• [Instructions for the task]: Start at the line containing "Convert this chart to Bokeh code.", stop at the line containing "from bokeh.resources import INLINE", and please reproduce every line in between, both ends included, without pictures.

• [Data shown]:

▽

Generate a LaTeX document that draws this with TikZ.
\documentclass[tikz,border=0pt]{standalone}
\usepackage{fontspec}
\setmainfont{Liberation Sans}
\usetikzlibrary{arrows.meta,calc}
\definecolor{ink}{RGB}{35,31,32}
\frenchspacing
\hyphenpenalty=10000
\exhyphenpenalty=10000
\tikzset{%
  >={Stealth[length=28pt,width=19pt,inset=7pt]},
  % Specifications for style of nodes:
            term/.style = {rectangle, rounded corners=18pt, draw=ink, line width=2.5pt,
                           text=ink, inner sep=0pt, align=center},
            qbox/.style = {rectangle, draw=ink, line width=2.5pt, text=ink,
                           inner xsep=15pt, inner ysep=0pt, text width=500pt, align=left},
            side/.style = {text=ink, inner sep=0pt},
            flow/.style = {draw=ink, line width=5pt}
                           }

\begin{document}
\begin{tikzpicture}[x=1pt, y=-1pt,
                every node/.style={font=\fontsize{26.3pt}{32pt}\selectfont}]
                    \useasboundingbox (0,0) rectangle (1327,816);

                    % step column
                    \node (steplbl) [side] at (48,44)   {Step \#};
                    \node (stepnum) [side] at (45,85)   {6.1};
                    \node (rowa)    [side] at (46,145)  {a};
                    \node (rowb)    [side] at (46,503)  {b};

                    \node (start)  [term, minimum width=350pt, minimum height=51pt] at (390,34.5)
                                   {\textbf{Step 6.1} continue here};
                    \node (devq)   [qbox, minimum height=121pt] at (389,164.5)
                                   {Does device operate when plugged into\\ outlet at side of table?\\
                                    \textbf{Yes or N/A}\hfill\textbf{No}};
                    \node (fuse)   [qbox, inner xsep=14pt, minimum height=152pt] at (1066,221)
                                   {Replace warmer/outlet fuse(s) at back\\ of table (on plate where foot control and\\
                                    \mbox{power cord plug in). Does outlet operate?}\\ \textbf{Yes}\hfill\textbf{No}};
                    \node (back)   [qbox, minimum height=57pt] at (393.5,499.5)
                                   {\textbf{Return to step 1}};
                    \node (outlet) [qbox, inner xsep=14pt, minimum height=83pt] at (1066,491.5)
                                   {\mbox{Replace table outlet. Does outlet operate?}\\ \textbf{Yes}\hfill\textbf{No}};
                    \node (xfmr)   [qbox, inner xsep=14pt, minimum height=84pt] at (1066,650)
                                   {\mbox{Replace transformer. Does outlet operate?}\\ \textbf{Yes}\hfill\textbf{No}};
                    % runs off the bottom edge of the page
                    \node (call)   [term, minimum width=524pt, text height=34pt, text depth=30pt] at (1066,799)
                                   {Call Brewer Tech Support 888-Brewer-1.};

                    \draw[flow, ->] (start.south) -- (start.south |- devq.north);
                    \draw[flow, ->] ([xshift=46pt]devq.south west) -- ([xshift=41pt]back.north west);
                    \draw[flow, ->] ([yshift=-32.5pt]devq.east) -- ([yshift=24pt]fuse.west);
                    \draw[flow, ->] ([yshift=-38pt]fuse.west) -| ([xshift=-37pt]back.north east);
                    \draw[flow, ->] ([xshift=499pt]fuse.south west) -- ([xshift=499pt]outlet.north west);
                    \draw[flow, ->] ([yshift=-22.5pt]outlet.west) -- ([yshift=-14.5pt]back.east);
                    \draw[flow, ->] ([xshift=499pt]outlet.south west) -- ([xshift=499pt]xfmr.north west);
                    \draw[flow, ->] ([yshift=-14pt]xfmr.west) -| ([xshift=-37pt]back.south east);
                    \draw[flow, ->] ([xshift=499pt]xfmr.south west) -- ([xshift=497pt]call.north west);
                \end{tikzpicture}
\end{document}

△
▽

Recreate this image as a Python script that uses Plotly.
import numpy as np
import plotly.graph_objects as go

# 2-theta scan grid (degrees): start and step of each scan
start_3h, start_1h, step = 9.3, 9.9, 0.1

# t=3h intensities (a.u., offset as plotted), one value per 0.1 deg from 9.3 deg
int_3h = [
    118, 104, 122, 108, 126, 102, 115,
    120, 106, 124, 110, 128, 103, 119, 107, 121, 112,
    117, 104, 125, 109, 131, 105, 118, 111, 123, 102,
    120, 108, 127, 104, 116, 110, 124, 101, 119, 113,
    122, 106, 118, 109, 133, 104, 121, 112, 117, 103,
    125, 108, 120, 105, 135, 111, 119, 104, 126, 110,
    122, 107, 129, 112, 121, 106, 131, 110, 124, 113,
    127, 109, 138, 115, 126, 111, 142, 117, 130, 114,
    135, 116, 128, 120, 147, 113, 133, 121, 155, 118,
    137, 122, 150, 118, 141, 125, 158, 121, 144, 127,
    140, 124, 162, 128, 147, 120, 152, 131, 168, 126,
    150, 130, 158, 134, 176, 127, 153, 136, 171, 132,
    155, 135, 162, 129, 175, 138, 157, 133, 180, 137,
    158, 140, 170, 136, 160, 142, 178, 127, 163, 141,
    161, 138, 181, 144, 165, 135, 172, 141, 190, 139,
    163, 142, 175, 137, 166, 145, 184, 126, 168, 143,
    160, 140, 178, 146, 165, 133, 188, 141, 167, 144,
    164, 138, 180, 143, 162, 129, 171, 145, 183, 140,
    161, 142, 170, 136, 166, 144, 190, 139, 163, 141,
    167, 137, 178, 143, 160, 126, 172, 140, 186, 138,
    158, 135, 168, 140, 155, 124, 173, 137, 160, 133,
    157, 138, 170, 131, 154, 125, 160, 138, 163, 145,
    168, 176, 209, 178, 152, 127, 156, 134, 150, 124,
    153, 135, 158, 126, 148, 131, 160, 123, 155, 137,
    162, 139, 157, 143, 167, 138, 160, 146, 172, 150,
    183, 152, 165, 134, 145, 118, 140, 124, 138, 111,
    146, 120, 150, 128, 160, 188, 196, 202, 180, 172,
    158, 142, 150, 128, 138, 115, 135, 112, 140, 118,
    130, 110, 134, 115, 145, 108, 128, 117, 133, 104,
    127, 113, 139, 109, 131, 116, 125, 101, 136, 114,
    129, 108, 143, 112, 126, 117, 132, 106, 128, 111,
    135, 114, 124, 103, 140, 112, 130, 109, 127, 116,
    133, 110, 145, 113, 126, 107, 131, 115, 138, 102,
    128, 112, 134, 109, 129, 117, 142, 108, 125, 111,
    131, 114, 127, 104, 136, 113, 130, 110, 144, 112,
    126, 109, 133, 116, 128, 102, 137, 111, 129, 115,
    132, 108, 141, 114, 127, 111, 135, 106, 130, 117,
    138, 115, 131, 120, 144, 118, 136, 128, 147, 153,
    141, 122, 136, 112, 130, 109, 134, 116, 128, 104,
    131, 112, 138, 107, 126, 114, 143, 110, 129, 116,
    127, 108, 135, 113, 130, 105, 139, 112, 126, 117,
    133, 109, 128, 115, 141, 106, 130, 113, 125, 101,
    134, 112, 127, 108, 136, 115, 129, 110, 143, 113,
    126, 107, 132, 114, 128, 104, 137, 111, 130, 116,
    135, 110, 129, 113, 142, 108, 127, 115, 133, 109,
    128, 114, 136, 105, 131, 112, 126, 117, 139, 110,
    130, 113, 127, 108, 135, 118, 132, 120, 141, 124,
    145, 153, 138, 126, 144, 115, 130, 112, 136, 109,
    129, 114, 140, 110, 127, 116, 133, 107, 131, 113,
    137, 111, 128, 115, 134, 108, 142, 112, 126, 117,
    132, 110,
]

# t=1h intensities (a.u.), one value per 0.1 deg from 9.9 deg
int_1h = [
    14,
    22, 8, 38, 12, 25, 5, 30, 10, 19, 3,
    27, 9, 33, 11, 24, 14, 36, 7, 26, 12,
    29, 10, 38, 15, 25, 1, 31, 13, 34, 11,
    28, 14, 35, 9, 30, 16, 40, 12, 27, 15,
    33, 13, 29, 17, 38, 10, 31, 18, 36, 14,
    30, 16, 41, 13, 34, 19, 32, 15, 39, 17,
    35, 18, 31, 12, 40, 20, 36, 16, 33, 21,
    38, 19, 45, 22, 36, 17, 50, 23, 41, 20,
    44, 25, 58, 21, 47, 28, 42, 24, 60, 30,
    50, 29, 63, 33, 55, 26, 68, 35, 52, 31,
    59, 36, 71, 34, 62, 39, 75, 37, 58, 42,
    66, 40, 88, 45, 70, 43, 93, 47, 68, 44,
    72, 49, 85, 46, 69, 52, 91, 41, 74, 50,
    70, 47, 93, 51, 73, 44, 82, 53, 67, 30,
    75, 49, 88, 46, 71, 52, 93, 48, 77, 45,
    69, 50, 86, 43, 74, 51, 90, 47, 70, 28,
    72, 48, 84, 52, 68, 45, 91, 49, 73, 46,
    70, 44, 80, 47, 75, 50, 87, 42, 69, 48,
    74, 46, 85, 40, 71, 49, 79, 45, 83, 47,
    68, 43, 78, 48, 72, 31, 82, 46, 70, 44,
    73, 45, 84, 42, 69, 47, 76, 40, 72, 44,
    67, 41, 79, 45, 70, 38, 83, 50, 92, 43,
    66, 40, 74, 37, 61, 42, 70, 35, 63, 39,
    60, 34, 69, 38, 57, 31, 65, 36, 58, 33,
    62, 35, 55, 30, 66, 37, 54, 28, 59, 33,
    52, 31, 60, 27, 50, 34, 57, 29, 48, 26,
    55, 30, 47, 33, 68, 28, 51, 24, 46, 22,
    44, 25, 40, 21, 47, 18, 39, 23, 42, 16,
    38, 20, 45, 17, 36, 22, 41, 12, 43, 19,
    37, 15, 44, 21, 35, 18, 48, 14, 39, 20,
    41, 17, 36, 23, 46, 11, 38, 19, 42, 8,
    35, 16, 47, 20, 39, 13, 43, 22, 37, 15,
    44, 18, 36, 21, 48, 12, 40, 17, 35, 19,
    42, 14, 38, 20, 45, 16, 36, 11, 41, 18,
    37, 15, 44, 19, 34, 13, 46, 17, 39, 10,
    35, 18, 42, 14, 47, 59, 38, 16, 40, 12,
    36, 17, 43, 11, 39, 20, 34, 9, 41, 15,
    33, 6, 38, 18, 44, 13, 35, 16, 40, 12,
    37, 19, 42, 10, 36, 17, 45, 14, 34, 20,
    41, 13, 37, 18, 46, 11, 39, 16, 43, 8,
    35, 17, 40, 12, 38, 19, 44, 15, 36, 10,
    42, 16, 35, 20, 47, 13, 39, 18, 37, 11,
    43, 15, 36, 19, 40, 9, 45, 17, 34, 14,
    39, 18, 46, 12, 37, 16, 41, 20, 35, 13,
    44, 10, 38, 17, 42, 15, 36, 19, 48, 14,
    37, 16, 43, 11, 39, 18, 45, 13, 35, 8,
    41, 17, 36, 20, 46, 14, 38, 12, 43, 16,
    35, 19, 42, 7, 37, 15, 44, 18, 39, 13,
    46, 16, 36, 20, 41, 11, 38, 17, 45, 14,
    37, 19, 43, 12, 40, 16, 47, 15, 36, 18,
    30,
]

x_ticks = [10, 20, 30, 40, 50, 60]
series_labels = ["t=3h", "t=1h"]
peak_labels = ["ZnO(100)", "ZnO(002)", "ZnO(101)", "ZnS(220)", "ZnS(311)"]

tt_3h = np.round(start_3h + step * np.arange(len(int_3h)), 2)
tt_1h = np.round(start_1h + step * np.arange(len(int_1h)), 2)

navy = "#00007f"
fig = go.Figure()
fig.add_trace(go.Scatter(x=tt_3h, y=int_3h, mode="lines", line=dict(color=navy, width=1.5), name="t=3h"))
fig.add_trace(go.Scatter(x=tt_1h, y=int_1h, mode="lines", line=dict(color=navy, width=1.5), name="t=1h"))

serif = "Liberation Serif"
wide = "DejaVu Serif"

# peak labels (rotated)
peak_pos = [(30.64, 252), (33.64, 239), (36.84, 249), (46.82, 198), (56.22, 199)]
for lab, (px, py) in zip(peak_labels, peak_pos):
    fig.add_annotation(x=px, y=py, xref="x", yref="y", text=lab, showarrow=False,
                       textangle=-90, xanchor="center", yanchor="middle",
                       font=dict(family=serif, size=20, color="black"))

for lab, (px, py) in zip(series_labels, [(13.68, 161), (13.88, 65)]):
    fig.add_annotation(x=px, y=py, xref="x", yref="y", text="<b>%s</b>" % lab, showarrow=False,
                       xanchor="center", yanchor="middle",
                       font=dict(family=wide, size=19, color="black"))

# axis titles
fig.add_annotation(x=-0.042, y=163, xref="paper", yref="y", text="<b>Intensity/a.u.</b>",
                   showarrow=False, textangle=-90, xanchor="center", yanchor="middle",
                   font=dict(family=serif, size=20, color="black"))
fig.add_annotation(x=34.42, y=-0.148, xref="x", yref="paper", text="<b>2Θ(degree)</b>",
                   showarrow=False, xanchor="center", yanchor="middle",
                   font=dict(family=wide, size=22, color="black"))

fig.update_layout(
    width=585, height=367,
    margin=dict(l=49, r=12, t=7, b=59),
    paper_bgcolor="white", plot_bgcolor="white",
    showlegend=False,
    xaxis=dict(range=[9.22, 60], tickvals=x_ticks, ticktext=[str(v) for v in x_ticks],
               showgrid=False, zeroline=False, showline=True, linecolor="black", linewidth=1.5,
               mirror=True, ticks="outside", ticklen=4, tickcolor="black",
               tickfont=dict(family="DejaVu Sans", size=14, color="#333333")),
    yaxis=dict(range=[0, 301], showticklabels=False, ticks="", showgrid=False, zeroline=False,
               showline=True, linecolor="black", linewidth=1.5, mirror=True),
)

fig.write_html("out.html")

△
▽

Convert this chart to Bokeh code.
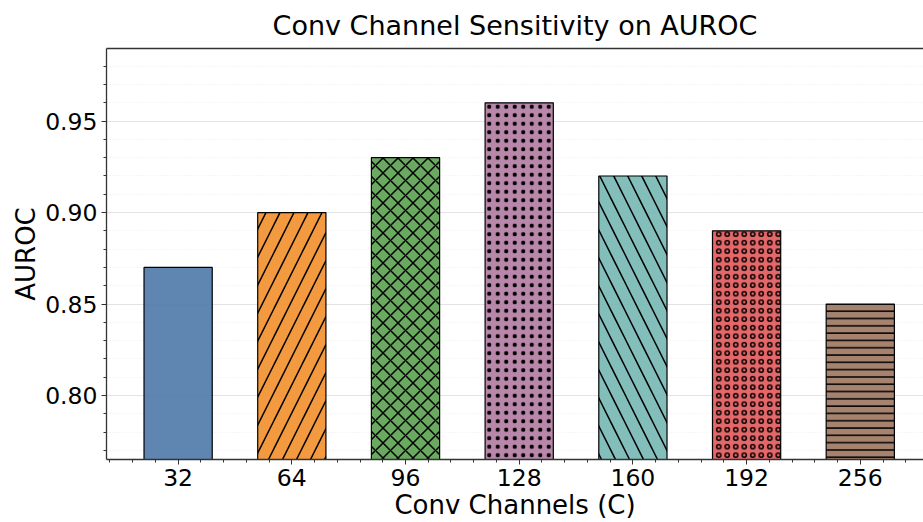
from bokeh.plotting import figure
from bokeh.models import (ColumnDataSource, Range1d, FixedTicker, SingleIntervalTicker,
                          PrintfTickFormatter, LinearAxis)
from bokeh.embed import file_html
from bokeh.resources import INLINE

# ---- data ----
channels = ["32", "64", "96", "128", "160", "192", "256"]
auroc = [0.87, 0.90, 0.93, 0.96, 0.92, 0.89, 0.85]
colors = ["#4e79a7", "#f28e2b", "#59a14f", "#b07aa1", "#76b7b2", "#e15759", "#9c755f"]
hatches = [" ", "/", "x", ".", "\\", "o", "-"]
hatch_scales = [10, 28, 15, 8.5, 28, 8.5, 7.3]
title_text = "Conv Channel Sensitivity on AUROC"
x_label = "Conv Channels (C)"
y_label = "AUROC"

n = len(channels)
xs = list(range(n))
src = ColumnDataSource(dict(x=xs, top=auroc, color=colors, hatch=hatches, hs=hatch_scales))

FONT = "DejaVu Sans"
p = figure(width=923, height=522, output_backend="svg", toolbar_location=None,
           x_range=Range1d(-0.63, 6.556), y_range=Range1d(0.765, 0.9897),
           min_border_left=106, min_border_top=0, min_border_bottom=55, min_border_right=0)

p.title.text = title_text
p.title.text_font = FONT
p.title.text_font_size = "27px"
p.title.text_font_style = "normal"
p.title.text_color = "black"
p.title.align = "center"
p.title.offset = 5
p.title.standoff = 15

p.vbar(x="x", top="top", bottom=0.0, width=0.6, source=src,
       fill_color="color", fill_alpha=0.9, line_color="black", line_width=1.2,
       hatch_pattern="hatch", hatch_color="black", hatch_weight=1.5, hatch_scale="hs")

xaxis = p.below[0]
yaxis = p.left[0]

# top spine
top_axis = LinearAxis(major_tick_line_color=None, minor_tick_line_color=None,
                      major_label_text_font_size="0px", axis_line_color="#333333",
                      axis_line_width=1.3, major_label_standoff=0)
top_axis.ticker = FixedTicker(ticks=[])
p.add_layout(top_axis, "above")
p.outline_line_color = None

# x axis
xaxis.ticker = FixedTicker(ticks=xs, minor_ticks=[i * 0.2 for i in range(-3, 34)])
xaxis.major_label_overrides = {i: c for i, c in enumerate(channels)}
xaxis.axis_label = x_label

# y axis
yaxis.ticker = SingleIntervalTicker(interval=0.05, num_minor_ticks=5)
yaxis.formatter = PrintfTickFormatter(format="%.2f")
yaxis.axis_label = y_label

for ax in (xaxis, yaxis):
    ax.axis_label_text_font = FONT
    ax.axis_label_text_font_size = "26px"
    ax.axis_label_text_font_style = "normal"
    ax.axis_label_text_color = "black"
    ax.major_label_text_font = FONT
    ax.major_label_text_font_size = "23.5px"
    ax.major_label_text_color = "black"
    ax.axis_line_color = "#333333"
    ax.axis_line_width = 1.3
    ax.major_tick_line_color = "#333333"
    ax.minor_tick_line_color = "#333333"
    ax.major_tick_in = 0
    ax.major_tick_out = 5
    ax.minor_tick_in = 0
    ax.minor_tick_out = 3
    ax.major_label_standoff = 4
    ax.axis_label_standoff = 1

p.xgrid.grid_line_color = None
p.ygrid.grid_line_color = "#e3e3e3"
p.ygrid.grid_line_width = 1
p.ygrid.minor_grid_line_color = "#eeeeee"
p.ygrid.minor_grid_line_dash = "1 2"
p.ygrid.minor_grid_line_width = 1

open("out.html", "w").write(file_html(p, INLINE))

△

• [Answer to this task]:
Convert this chart to Bokeh code.
from bokeh.plotting import figure
from bokeh.models import (ColumnDataSource, Range1d, FixedTicker, SingleIntervalTicker,
                          PrintfTickFormatter, LinearAxis)
from bokeh.embed import file_html
from bokeh.resources import INLINE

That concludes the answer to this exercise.